**What to do**
Reproduce the data exactly and drop any pictures it holds.
_ _ _
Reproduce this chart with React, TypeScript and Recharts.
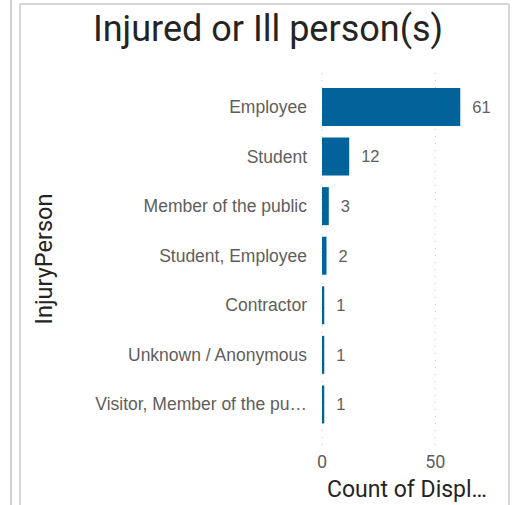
import { BarChart, Bar, XAxis, YAxis, CartesianGrid, LabelList } from 'recharts'

const persons = [
  'Employee',
  'Student',
  'Member of the public',
  'Student, Employee',
  'Contractor',
  'Unknown / Anonymous',
  'Visitor, Member of the public',
]
const counts = [61, 12, 3, 2, 1, 1, 1]
const xTicks = [0, 50]

const data = persons.map((person, i) => ({ person, count: counts[i] }))

const BAR = '#01639a'
const GREY = '#605e5c'
const DARK = '#252423'
const TITLE_FONT = 'Roboto, "Liberation Sans", sans-serif'
const TICK_FONT = '"Liberation Sans", Arial, sans-serif'

const truncate = (s: string) => (s.length > 25 ? s.slice(0, 25) + '…' : s)

function YTitle({ viewBox }: any) {
  const cx = 52
  const cy = viewBox.y + viewBox.height / 2
  return (
    <text
      x={cx}
      y={cy}
      transform={`rotate(-90, ${cx}, ${cy})`}
      textAnchor="middle"
      fontFamily={TITLE_FONT}
      fontSize={23.5}
      fill={DARK}
    >
      InjuryPerson
    </text>
  )
}

export default function App() {
  return (
    <div style={{ position: 'absolute', left: 0, top: 0, width: 513, height: 505, background: '#fff' }}>
      <div style={{ position: 'absolute', left: 10, top: 0, width: 2, height: 505, background: '#d2d2d2' }} />
      <div
        style={{
          position: 'absolute',
          left: 19,
          top: 3,
          width: 487,
          height: 510,
          border: '2px solid #d6d6d6',
          borderRadius: 2,
        }}
      />
      <svg width={513} height={60} style={{ position: 'absolute', left: 0, top: 0 }}>
        <text x={268} y={41} textAnchor="middle" fontFamily={TITLE_FONT} fontSize={36} fill={DARK}>
          Injured or Ill person(s)
        </text>
      </svg>
      <div style={{ position: 'absolute', left: 0, top: 0 }}>
        <BarChart
          width={513}
          height={505}
          data={data}
          layout="vertical"
          margin={{ top: 73, right: 21, bottom: 0, left: 0 }}
          barSize={38}
        >
          <CartesianGrid horizontal={false} syncWithTicks stroke="#c8c8c8" strokeDasharray="1 6" />
          <XAxis
            type="number"
            domain={[0, 75]}
            ticks={xTicks}
            axisLine={false}
            tickLine={false}
            tickSize={0}
            tickMargin={10}
            height={60}
            tick={{ fontSize: 18, fill: GREY, fontFamily: TITLE_FONT }}
            label={{
              value: 'Count of Displ…',
              position: 'insideBottom',
              offset: 8,
              fontSize: 23,
              fill: DARK,
              fontFamily: TITLE_FONT,
            }}
          />
          <YAxis
            type="category"
            dataKey="person"
            width={322}
            axisLine={false}
            tickLine={false}
            tickSize={0}
            tickMargin={15}
            padding={{ top: 9, bottom: 16 }}
            interval={0}
            tickFormatter={truncate}
            tick={{ fontSize: 17.5, fill: GREY, fontFamily: TICK_FONT }}
            label={{ content: <YTitle /> }}
          />
          <Bar dataKey="count" fill={BAR} isAnimationActive={false}>
            <LabelList
              dataKey="count"
              position="right"
              offset={12}
              fill={GREY}
              fontSize={16.5}
              fontFamily={TICK_FONT}
            />
          </Bar>
        </BarChart>
      </div>
    </div>
  )
}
_ _ _
**Solution**
Reproduce this chart with React, TypeScript and Recharts.
import { BarChart, Bar, XAxis, YAxis, CartesianGrid, LabelList } from 'recharts'

const persons = [
  'Employee',
  'Student',
  'Member of the public',
  'Student, Employee',
  'Contractor',
  'Unknown / Anonymous',
  'Visitor, Member of the public',
]
const counts = [61, 12, 3, 2, 1, 1, 1]
const xTicks = [0, 50]

const data = persons.map((person, i) => ({ person, count: counts[i] }))

const BAR = '#01639a'
const GREY = '#605e5c'
const DARK = '#252423'
const TITLE_FONT = 'Roboto, "Liberation Sans", sans-serif'
const TICK_FONT = '"Liberation Sans", Arial, sans-serif'

const truncate = (s: string) => (s.length > 25 ? s.slice(0, 25) + '…' : s)

function YTitle({ viewBox }: any) {
  const cx = 52
  const cy = viewBox.y + viewBox.height / 2
  return (
    <text
      x={cx}
      y={cy}
      transform={`rotate(-90, ${cx}, ${cy})`}
      textAnchor="middle"
      fontFamily={TITLE_FONT}
      fontSize={23.5}
      fill={DARK}
    >
      InjuryPerson
    </text>
  )
}

export default function App() {
  return (
    <div style={{ position: 'absolute', left: 0, top: 0, width: 513, height: 505, background: '#fff' }}>
      <div style={{ position: 'absolute', left: 10, top: 0, width: 2, height: 505, background: '#d2d2d2' }} />
      <div
        style={{
          position: 'absolute',
          left: 19,
          top: 3,
          width: 487,
          height: 510,
          border: '2px solid #d6d6d6',
          borderRadius: 2,
        }}
      />
      <svg width={513} height={60} style={{ position: 'absolute', left: 0, top: 0 }}>
        <text x={268} y={41} textAnchor="middle" fontFamily={TITLE_FONT} fontSize={36} fill={DARK}>
          Injured or Ill person(s)
        </text>
      </svg>
      <div style={{ position: 'absolute', left: 0, top: 0 }}>
        <BarChart
          width={513}
          height={505}
          data={data}
          layout="vertical"
          margin={{ top: 73, right: 21, bottom: 0, left: 0 }}
          barSize={38}
        >
          <CartesianGrid horizontal={false} syncWithTicks stroke="#c8c8c8" strokeDasharray="1 6" />
          <XAxis
            type="number"
            domain={[0, 75]}
            ticks={xTicks}
            axisLine={false}
            tickLine={false}
            tickSize={0}
            tickMargin={10}
            height={60}
            tick={{ fontSize: 18, fill: GREY, fontFamily: TITLE_FONT }}
            label={{
              value: 'Count of Displ…',
              position: 'insideBottom',
              offset: 8,
              fontSize: 23,
              fill: DARK,
              fontFamily: TITLE_FONT,
            }}
          />
          <YAxis
            type="category"
            dataKey="person"
            width={322}
            axisLine={false}
            tickLine={false}
            tickSize={0}
            tickMargin={15}
            padding={{ top: 9, bottom: 16 }}
            interval={0}
            tickFormatter={truncate}
            tick={{ fontSize: 17.5, fill: GREY, fontFamily: TICK_FONT }}
            label={{ content: <YTitle /> }}
          />
          <Bar dataKey="count" fill={BAR} isAnimationActive={false}>
            <LabelList
              dataKey="count"
              position="right"
              offset={12}
              fill={GREY}
              fontSize={16.5}
              fontFamily={TICK_FONT}
            />
          </Bar>
        </BarChart>
      </div>
    </div>
  )
}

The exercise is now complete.